Why we should all be liberal
WASHINGTON – The word “liberal” is noble and vexed, loved and hated. It is used by different kinds of people to refer to a wide constellation of worldviews, and it is denounced from many ideological directions.
It also happens to be the word most worth fighting for at this moment – as an adjective.
That is the thesis of what I believe will be the year’s most important political book, Michael Walzer’s “The Struggle for a Decent Politics: On ‘Liberal’ as an Adjective,” published last month. Approachably compact, it’s a volume that politicians and activists, students and academics, and citizens representing every creed should read, ponder and argue about.
Lord knows how many books have been written about “liberalism” as an abstract noun referring to philosophies ranging from “classical liberal” laissez-faire libertarianism to New Deal and social democratic approaches to public life. And I’d make the educated guess that there have been thousands of political ads attacking “liberals” for all manner of sins and failures.
After a lifetime of reflection, Walzer, an 87-year-old political philosopher, concludes that “liberal” is more important as a modifier of other substantive commitments than as a standalone noun. The word embodies moral sensibilities, values and disciplines that are compatible with a variety of creeds – and essential to making our politics “decent.”
The adjective “liberal,” he writes, “determines not who we are but how we are who we are.”
Liberals “aspire to be open-minded, generous and tolerant” (even if, as Walzer notes, we don’t always pull this off). They can “live with ambiguity,” are “not dogmatic,” are “not fanatics,” can “recognize moral limits,” and “oppose every kind of bigotry and cruelty.”
To qualify as liberal, a regime and philosophy must be “not despotic, not repressive, not cruel – constrained by individual rights.” The adjective encourages “pluralism, skepticism and irony.”
There are a lot of “nots” here, especially against cruelty, and each of them is important. Liberalism is indeed “sometimes constraining,” as Walzer argues. It can also be “enlivening” and “transforming.”
To be liberal on the Walzer model does not mean, as the old joke goes, being so open-minded that you won’t take your own side in an argument. Those of us who allow our creed to be modified by the l-word – “liberal democrats,” “liberal socialists,” “liberal communitarians,” “liberal feminists,” “liberal nationalists,” liberal adherents to religious tradition, and even “liberal conservatives” – still fight fiercely for political victory and intellectual vindication. But all are committed to carrying on the fight in a particular way.

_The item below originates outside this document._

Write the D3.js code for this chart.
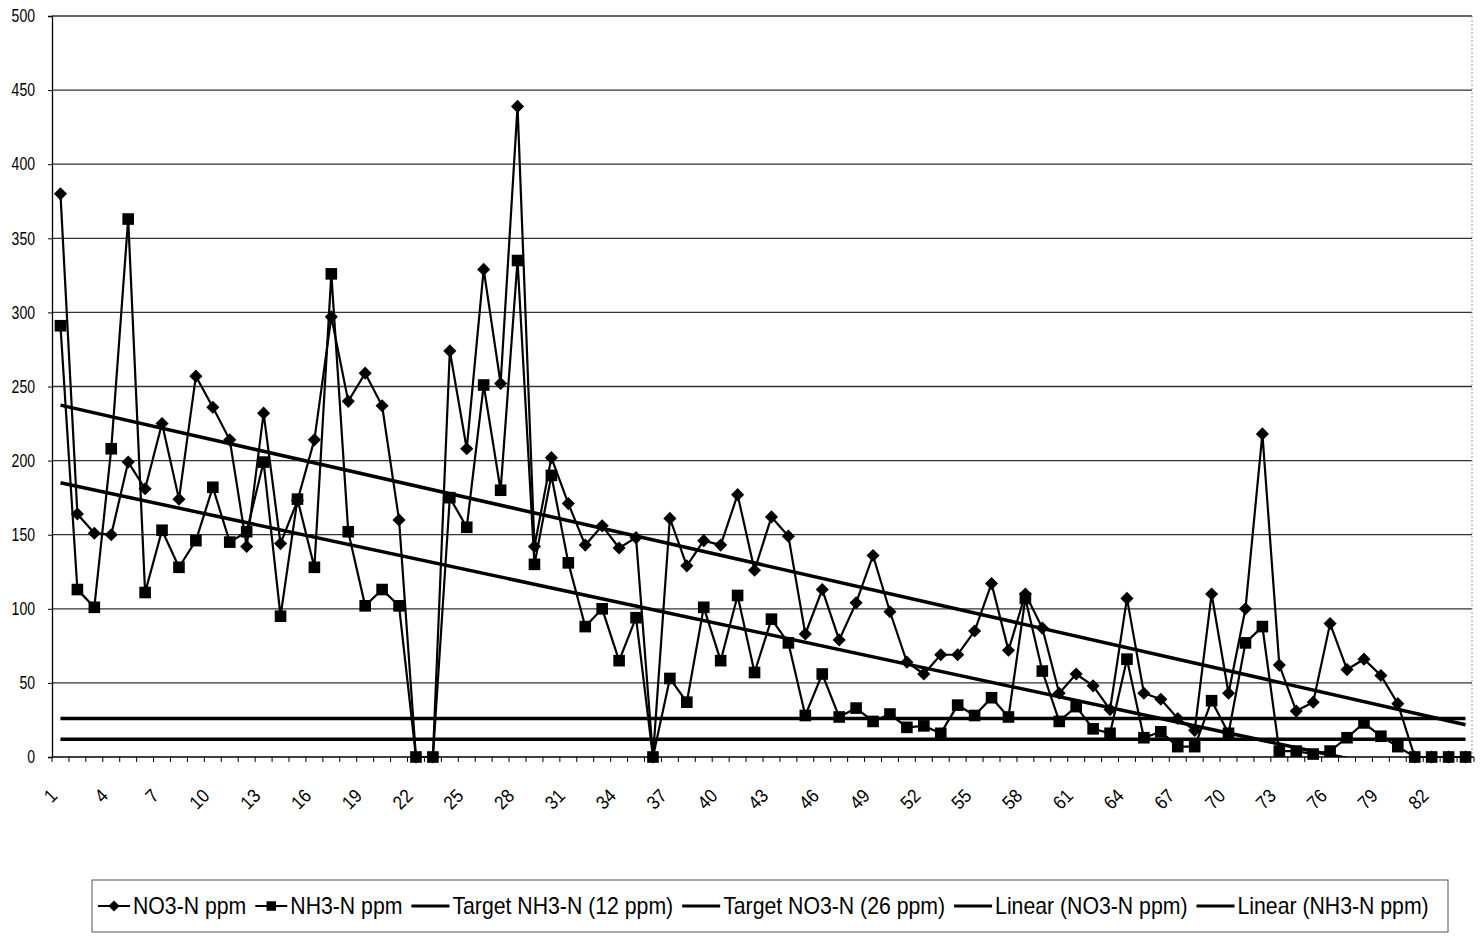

It makes sense that what might be Walzer’s valedictory book (even as I pray there are more to come) is case for “a decent politics.” Decency has defined Walzer’s approach to life, politics, teaching and scholarship in a career that has taken him from a small town in Pennsylvania to Brandeis University, Harvard University and the Institute for Advanced Study.
The book is warmly informal and includes affecting, always relevant personal stories that run from his childhood to his political and academic undertakings. It puts to mind a wise neighbor conversing during a friendly dinner, not the thundering of a bombastic lecturer utterly certain he’s right about everything.
Walzer has been proudly involved in socialist and social democratic politics all his life. He is forceful in insisting that a more egalitarian society would be a more just and democratic place. Yet this very liberalism leads Walzer to sharp criticism of the sort of zealotry on his own side that dismisses competing arguments and ways of life.